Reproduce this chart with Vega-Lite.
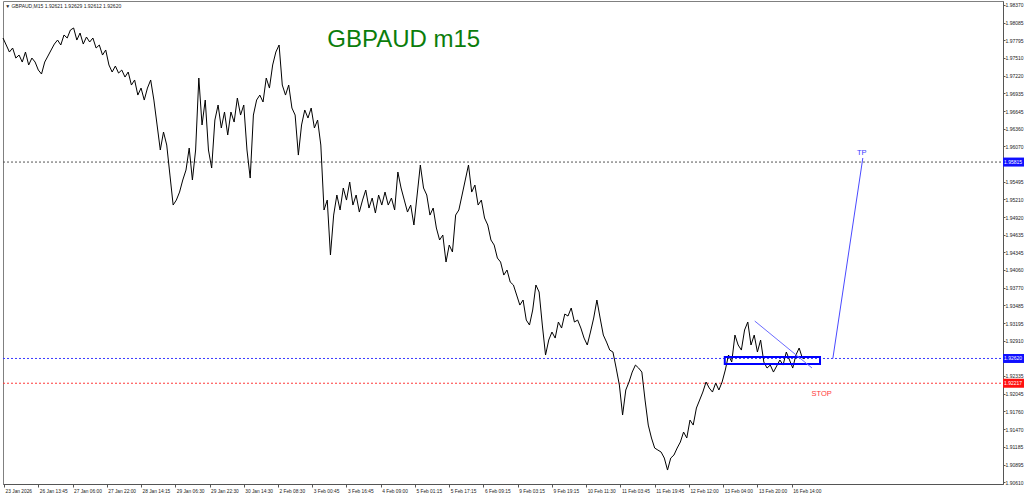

########################################

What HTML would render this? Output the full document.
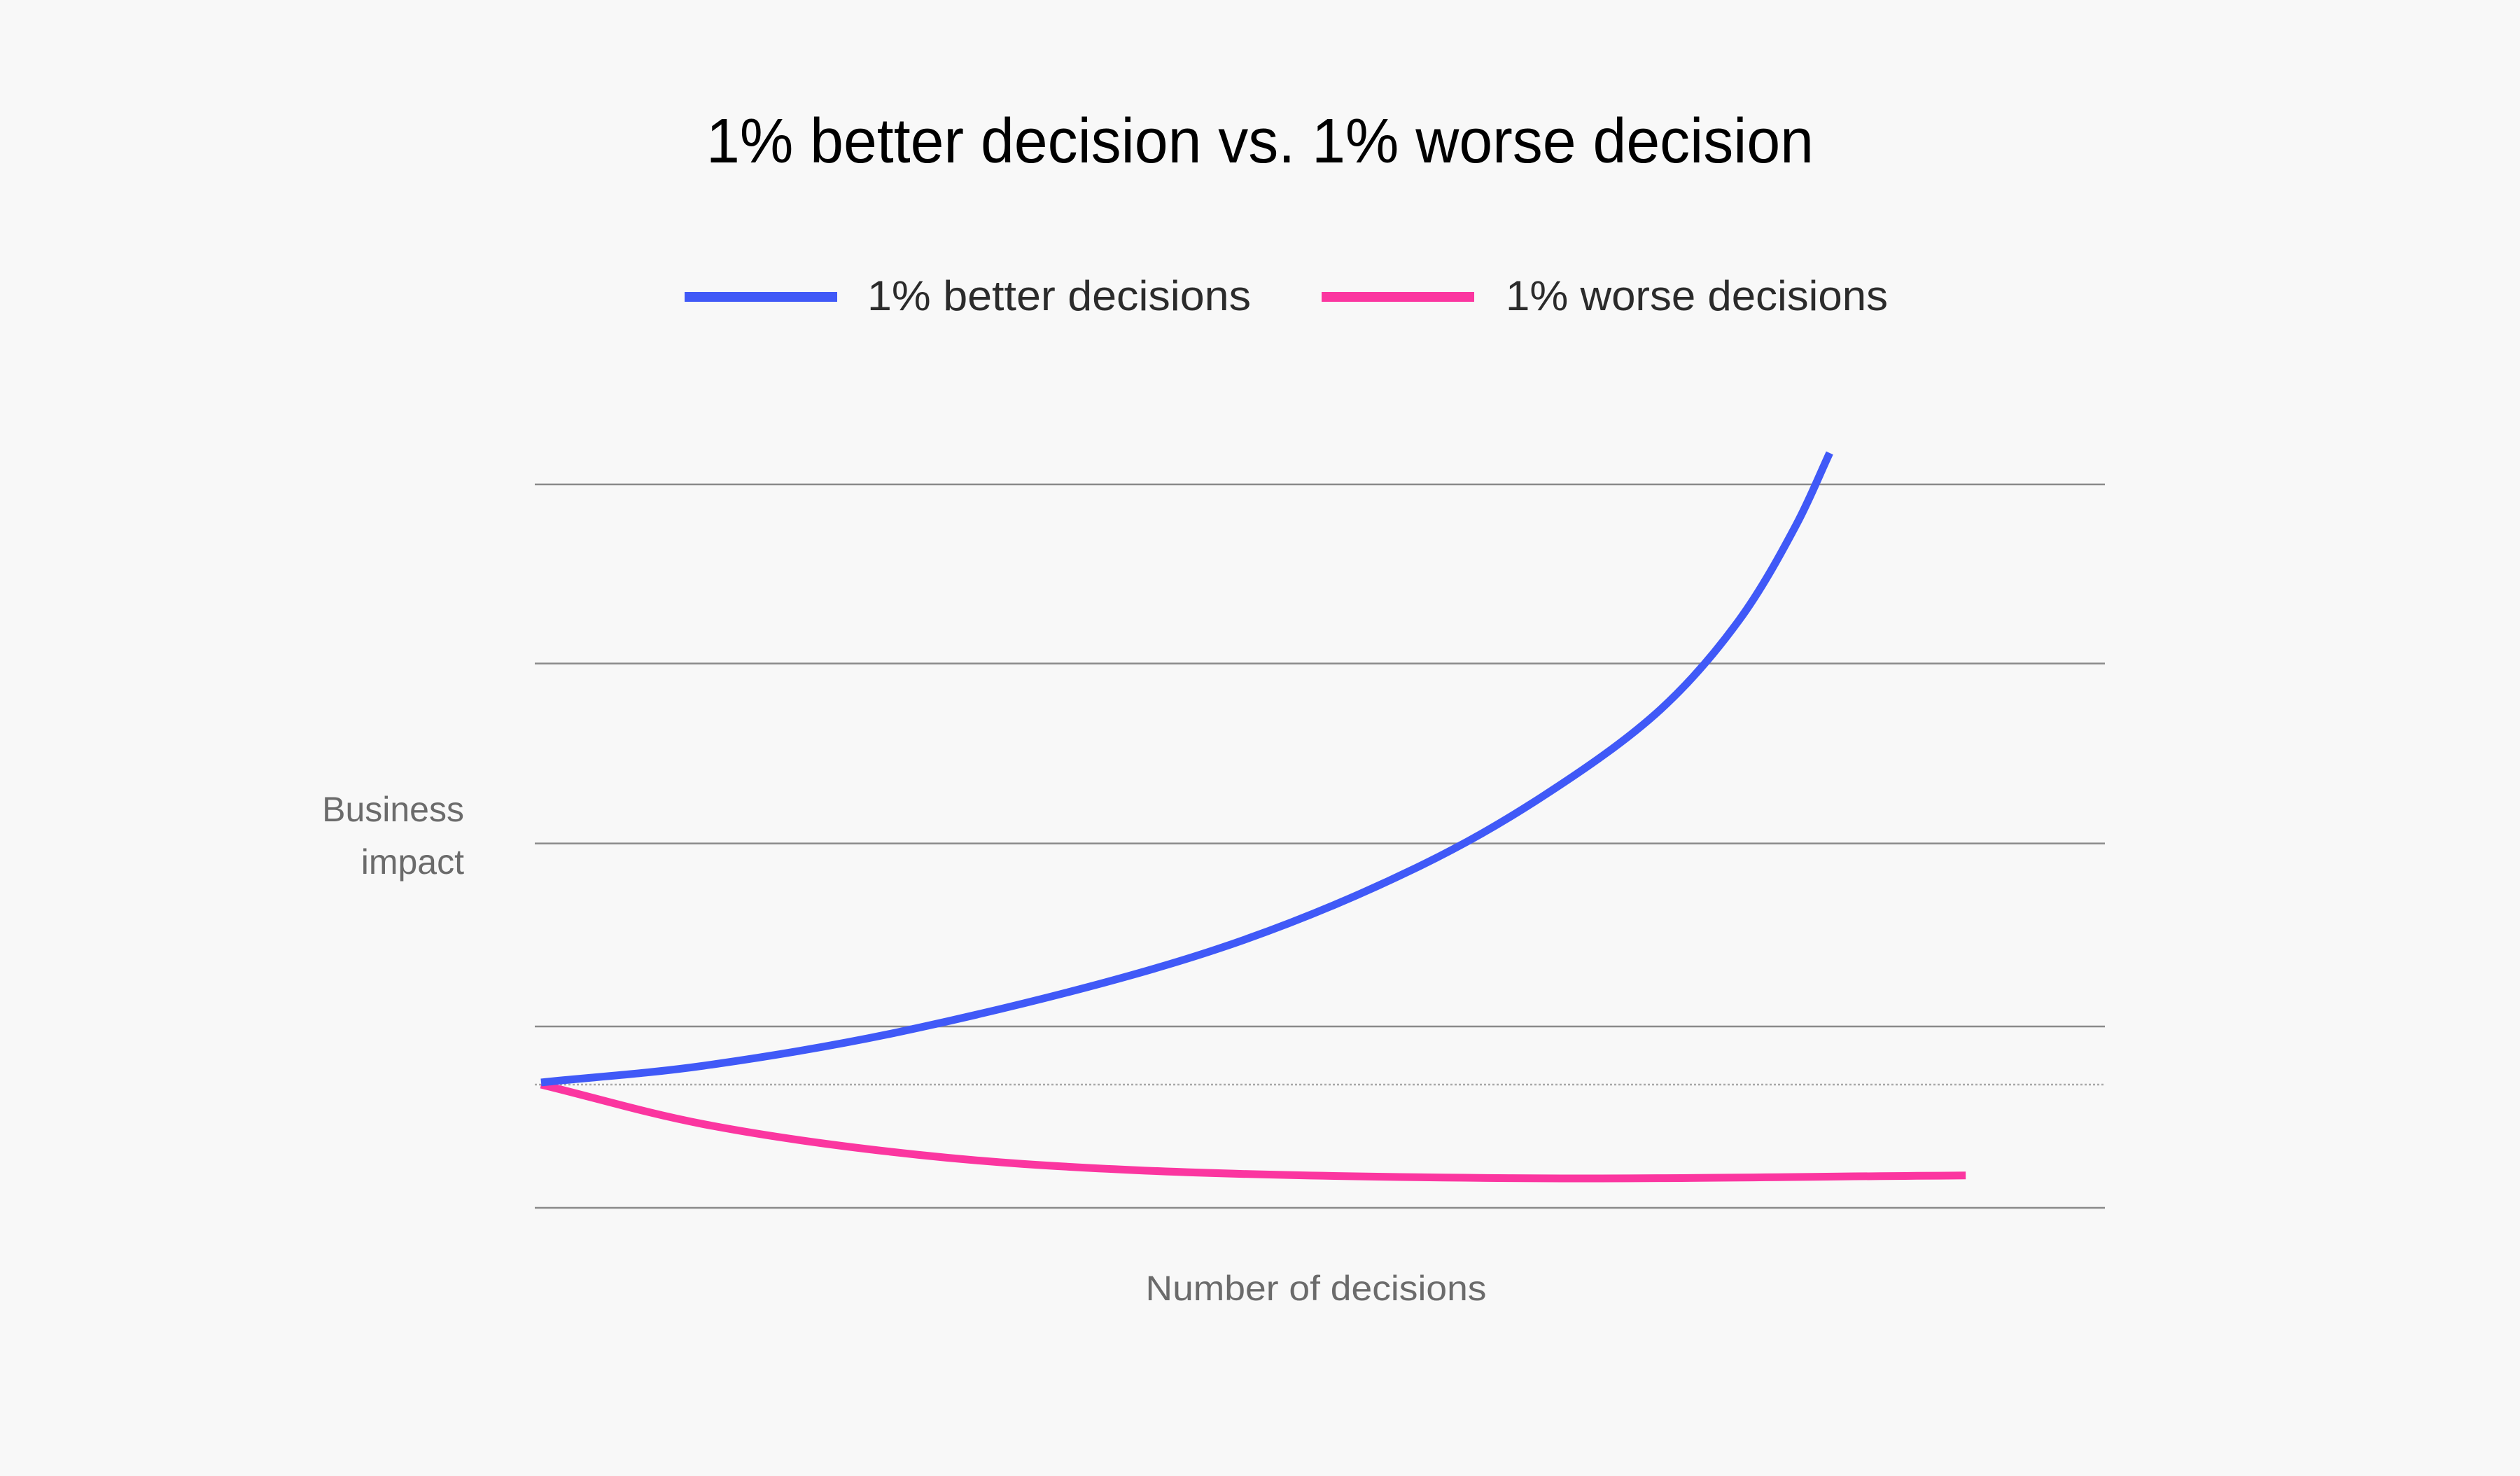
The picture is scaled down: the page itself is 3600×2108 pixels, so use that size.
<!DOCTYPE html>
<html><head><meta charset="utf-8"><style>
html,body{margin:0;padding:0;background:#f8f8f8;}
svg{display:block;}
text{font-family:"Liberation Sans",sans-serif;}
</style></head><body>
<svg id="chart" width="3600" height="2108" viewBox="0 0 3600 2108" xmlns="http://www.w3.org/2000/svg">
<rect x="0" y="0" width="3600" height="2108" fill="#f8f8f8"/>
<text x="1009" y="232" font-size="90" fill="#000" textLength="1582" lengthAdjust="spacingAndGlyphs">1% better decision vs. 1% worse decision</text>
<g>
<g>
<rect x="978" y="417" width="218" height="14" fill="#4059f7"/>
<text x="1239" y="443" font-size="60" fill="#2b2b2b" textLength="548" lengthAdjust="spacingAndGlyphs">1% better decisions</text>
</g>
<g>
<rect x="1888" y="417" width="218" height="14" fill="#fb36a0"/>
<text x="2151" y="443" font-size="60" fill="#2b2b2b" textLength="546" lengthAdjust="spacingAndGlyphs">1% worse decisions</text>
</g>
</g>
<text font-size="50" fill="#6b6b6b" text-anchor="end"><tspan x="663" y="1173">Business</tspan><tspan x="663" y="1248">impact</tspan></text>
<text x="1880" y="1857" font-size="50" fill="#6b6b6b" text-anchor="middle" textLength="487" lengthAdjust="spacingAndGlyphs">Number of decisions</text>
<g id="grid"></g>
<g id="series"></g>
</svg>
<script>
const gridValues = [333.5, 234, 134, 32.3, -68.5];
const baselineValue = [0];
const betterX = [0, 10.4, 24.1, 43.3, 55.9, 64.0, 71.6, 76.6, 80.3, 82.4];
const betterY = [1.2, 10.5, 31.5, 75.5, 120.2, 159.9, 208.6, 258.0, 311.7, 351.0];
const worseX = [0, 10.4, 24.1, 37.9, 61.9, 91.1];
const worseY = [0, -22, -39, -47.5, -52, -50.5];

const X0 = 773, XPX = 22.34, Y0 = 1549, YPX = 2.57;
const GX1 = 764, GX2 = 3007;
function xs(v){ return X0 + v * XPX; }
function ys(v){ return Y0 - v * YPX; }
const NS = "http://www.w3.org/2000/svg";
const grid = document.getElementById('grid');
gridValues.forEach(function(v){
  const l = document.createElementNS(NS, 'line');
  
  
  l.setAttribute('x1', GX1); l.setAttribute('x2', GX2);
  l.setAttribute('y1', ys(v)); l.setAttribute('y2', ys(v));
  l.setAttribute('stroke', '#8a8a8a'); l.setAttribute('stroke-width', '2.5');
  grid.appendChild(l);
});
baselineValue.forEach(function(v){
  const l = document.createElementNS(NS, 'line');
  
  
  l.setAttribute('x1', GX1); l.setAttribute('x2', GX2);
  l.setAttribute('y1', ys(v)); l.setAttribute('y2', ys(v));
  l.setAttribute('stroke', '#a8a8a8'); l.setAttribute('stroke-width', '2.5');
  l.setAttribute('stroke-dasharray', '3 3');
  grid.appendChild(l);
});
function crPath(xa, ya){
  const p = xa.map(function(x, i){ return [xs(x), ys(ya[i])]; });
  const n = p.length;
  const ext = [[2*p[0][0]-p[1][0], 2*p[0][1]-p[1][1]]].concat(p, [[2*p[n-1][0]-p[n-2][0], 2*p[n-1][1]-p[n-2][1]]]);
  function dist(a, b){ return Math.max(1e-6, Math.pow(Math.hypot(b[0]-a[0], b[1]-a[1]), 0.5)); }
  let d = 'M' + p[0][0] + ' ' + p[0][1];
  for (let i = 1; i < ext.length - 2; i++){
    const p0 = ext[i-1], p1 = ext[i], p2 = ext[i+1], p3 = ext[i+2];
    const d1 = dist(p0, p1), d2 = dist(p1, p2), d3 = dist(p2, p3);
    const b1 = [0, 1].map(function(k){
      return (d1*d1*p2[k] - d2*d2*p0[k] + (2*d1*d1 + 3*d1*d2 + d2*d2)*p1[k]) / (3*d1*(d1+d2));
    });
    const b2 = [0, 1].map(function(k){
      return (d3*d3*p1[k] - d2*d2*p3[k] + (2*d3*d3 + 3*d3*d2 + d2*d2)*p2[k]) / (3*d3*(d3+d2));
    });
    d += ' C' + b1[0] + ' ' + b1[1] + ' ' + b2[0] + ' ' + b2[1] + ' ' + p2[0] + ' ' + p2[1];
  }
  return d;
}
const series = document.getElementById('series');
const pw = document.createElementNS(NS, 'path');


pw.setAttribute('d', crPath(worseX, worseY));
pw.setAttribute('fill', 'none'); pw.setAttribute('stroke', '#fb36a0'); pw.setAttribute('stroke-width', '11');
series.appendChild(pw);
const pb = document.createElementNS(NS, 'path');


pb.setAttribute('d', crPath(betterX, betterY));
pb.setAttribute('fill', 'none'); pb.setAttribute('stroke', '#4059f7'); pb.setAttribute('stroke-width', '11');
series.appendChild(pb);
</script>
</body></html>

########################################

- **DO THIS**:
Copy exactly, and only, the lines from the one containing "The picture is" through the one containing "const worseY = [0, -22, -39, -47.5, -52, -50.5];".

- **TASK OUTPUT**:
The picture is scaled down: the page itself is 3600×2108 pixels, so use that size.
<!DOCTYPE html>
<html><head><meta charset="utf-8"><style>
html,body{margin:0;padding:0;background:#f8f8f8;}
svg{display:block;}
text{font-family:"Liberation Sans",sans-serif;}
</style></head><body>
<svg id="chart" width="3600" height="2108" viewBox="0 0 3600 2108" xmlns="http://www.w3.org/2000/svg">
<rect x="0" y="0" width="3600" height="2108" fill="#f8f8f8"/>
<text x="1009" y="232" font-size="90" fill="#000" textLength="1582" lengthAdjust="spacingAndGlyphs">1% better decision vs. 1% worse decision</text>
<g>
<g>
<rect x="978" y="417" width="218" height="14" fill="#4059f7"/>
<text x="1239" y="443" font-size="60" fill="#2b2b2b" textLength="548" lengthAdjust="spacingAndGlyphs">1% better decisions</text>
</g>
<g>
<rect x="1888" y="417" width="218" height="14" fill="#fb36a0"/>
<text x="2151" y="443" font-size="60" fill="#2b2b2b" textLength="546" lengthAdjust="spacingAndGlyphs">1% worse decisions</text>
</g>
</g>
<text font-size="50" fill="#6b6b6b" text-anchor="end"><tspan x="663" y="1173">Business</tspan><tspan x="663" y="1248">impact</tspan></text>
<text x="1880" y="1857" font-size="50" fill="#6b6b6b" text-anchor="middle" textLength="487" lengthAdjust="spacingAndGlyphs">Number of decisions</text>
<g id="grid"></g>
<g id="series"></g>
</svg>
<script>
const gridValues = [333.5, 234, 134, 32.3, -68.5];
const baselineValue = [0];
const betterX = [0, 10.4, 24.1, 43.3, 55.9, 64.0, 71.6, 76.6, 80.3, 82.4];
const betterY = [1.2, 10.5, 31.5, 75.5, 120.2, 159.9, 208.6, 258.0, 311.7, 351.0];
const worseX = [0, 10.4, 24.1, 37.9, 61.9, 91.1];
const worseY = [0, -22, -39, -47.5, -52, -50.5];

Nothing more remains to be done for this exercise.